2. Multi-Channel Confirmation
Call the vendor directly: Use a verified phone number—not the one in the suspicious email—to confirm any requests.
Check with internal contacts: If the vendor was supposedly referred by someone in your company, confirm that referral through a separate channel.
3. Email Authentication Checks
Train staff to read headers: Teach teams how to spot mismatched Return-Paths, failed SPF/DKIM/DMARC results, and suspicious sending servers.
Use email filtering tools: Many companies use secure gateways that flag spoofed domains or impersonation attempts.
4. Document Integrity Review
Inspect PDFs for metadata: Check creation dates, author info, and embedded links. A clean-looking PDF might still contain hidden tracking or redirect links.
Compare formatting to known vendors: Legitimate invoices and packaging guides often follow consistent templates. Deviations can be a red flag.
5. Website and Domain Vetting
Look for real content: A legitimate site should have product listings, team bios, certifications, and client references.
Check for social media presence: Real companies usually have active LinkedIn, Facebook, or Instagram accounts tied to their domain.
6. Internal Escalation and Reporting
Create a fraud response protocol: Ensure employees know how to escalate suspicious emails to IT or compliance.
Log and share incidents: Maintain a database of scam attempts to train new staff and spot patterns.
Final Thoughts: Laugh, Learn, Stay Sharp
While it’s tempting to treat scam emails as comic relief, the truth is they’re evolving fast—and the stakes are getting higher.

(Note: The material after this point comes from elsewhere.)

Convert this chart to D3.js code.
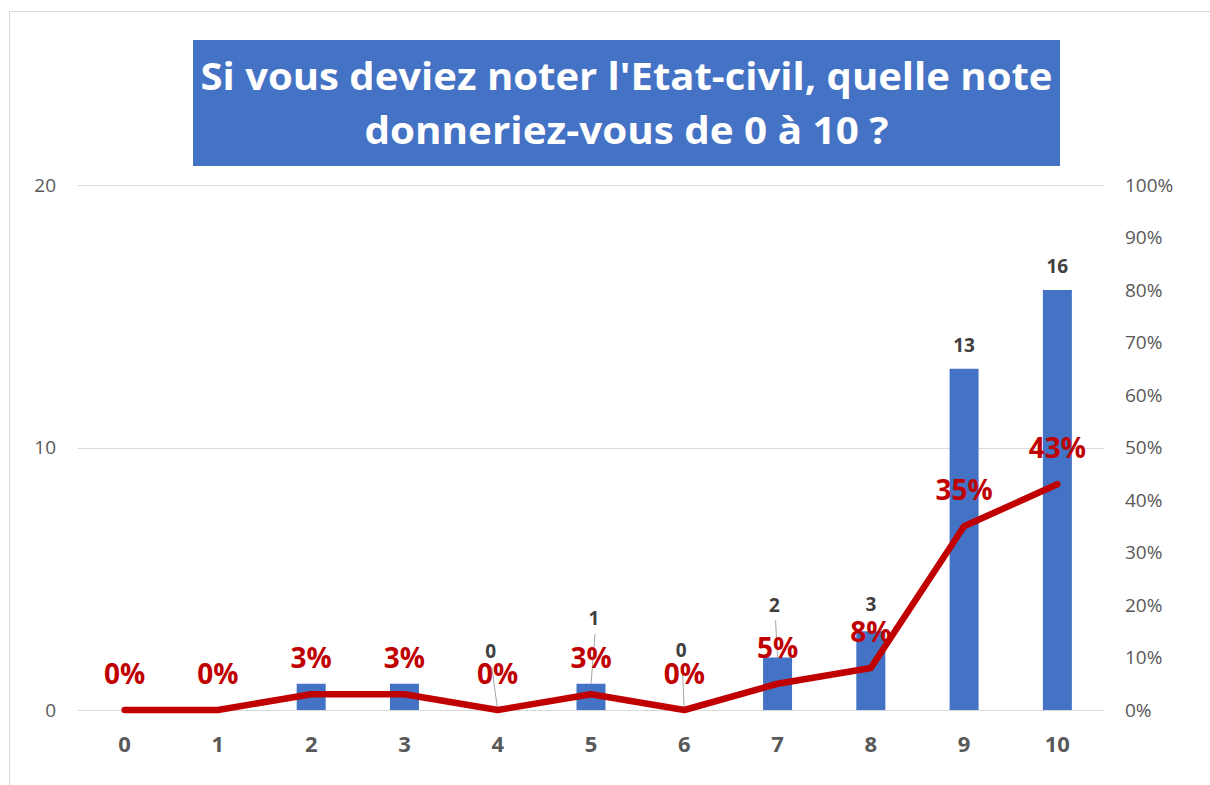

What starts as a typo-filled PDF or a hilariously fake invoice can quickly escalate into AI-generated voices mimicking loved ones, or spoofed emails that trick entire departments into wiring money. The humor helps us cope, but awareness helps us stay safe.
So yes, roast the scammers. Share the laughs. But also stay vigilant, educate your team, and double-check everything—because the future of scamming isn’t just annoying, it’s dangerously convincing.